King's College London
Exhibitions & Conferences
Ploughing the sea: Latin America observed

British Honduras

Engraved frontispiece plate depicting the church (now cathedral) of St John in Belize. Also showing title page on right.The church (now cathedral) of St John in Belize.A British colony until 1981, the now independent nation of Belize (formerly British Honduras) is the only country in Central America where English is the official language. The British presence there dates back to the 17th century, when British sailors from Jamaica began to set up seasonal logging camps on the Belize river, attracted by the area's extensive forests of mahogany trees (mahogany was much in demand for shipbuilding).

These seasonal camps later became permanent settlements, inhabited largely by Scottish emigrants and African slaves. The area was formally part of the Spanish empire, but the British settlers refused to acknowledge Spain's authority and the Spaniards made various unsuccessful attempts to expel them.

By the late 18th century the Bay of Honduras and its exports of timber had become important enough to Britain for the London government to take an interest, and in 1784 it assumed de facto sovereignty by appointing a superintendent, an Irish republican named Edward Despard, to govern the settlements. His tenure of this post was brief and undistinguished, ending in dismissal, and he was later hanged in 1803 for attempting to assassinate George III.

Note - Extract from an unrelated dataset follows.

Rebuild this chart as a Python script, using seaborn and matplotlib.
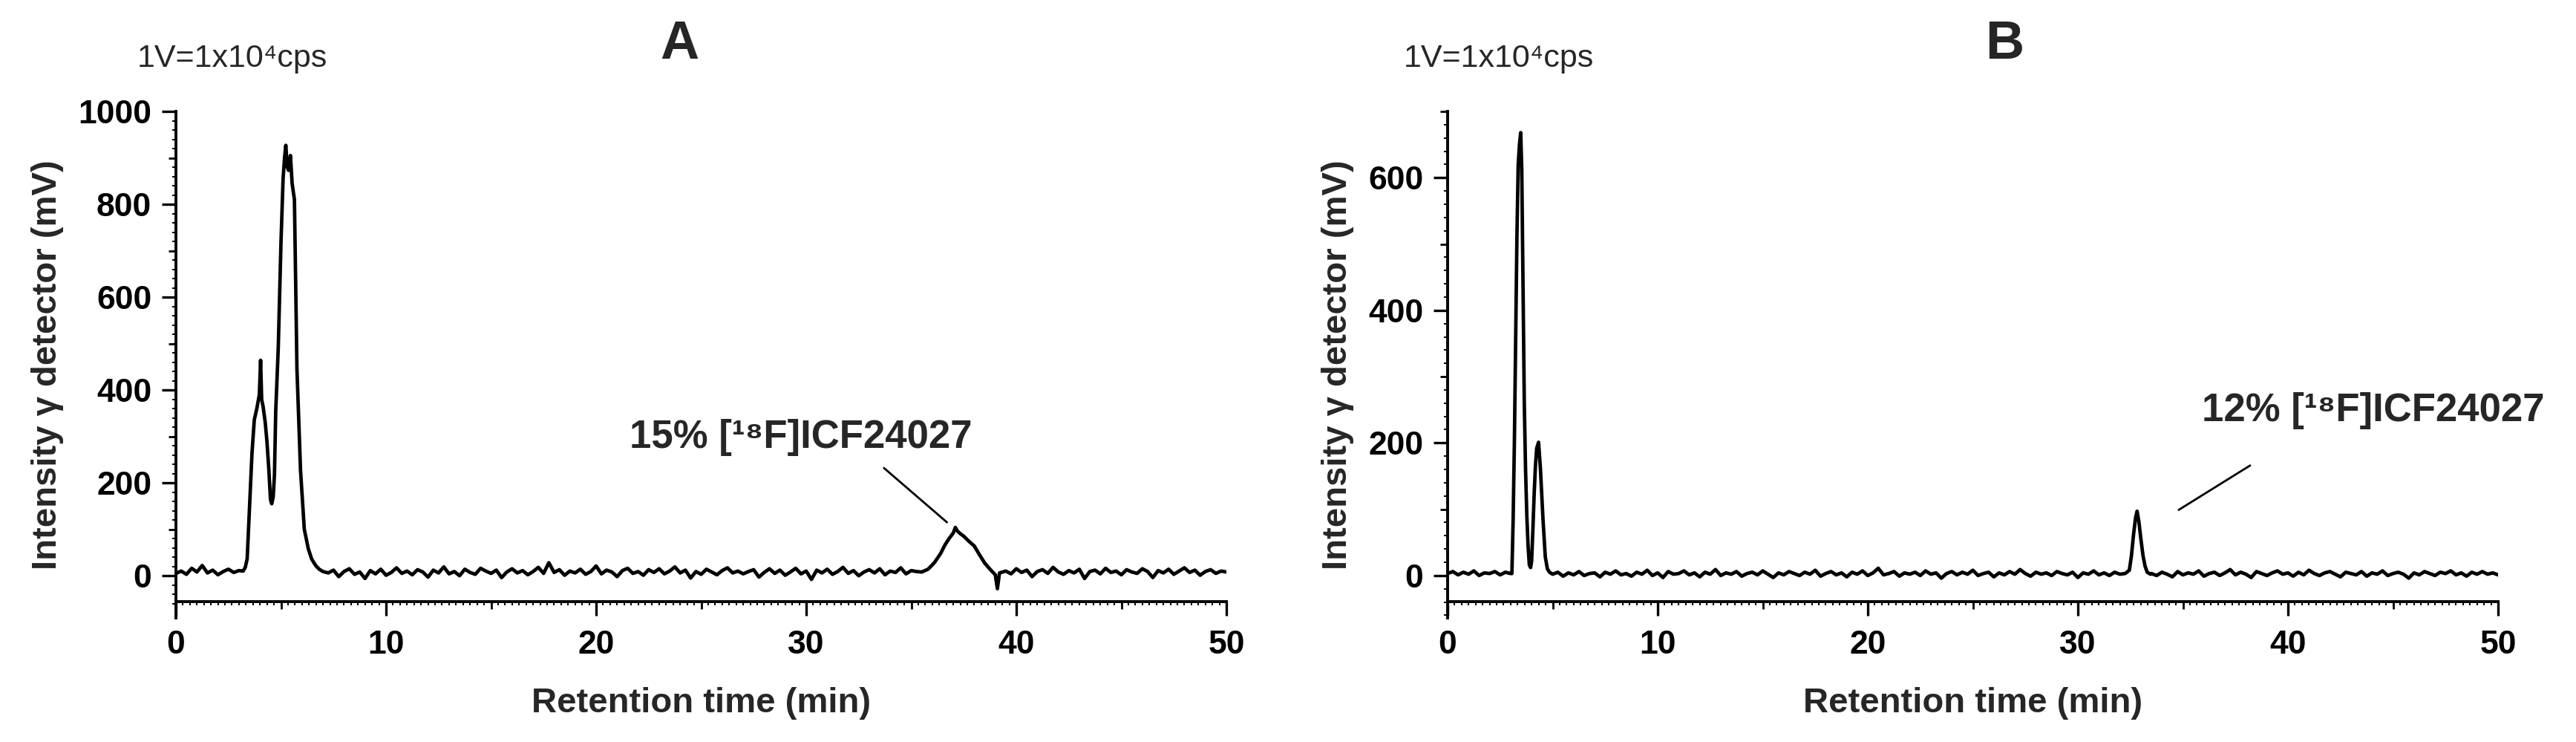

His successor, Colonel Peter Hunter, however, was an energetic officer who immediately set about fortifying the principal settlement, Belize. On 10 September 1798 a British naval force, assisted by many settlers and slaves, inflicted an emphatic defeat on a Spanish fleet at the Battle of St George's Caye, and Spain made no further attempts to gain control of the British settlements.

When the rest of Central America broke away from Spanish rule in 1821 Belize entered a period of great prosperity; the new republics were now open for trade and the port of Belize was the conduit through which imported manufactured goods flowed. The settlements now had a functioning administration and, as the pamphlet on display shows, a growing middle class with an interest in good works. The plate shows the church (now cathedral) of St John in Belize, whose construction began in 1812. It is the oldest Anglican church in Central America.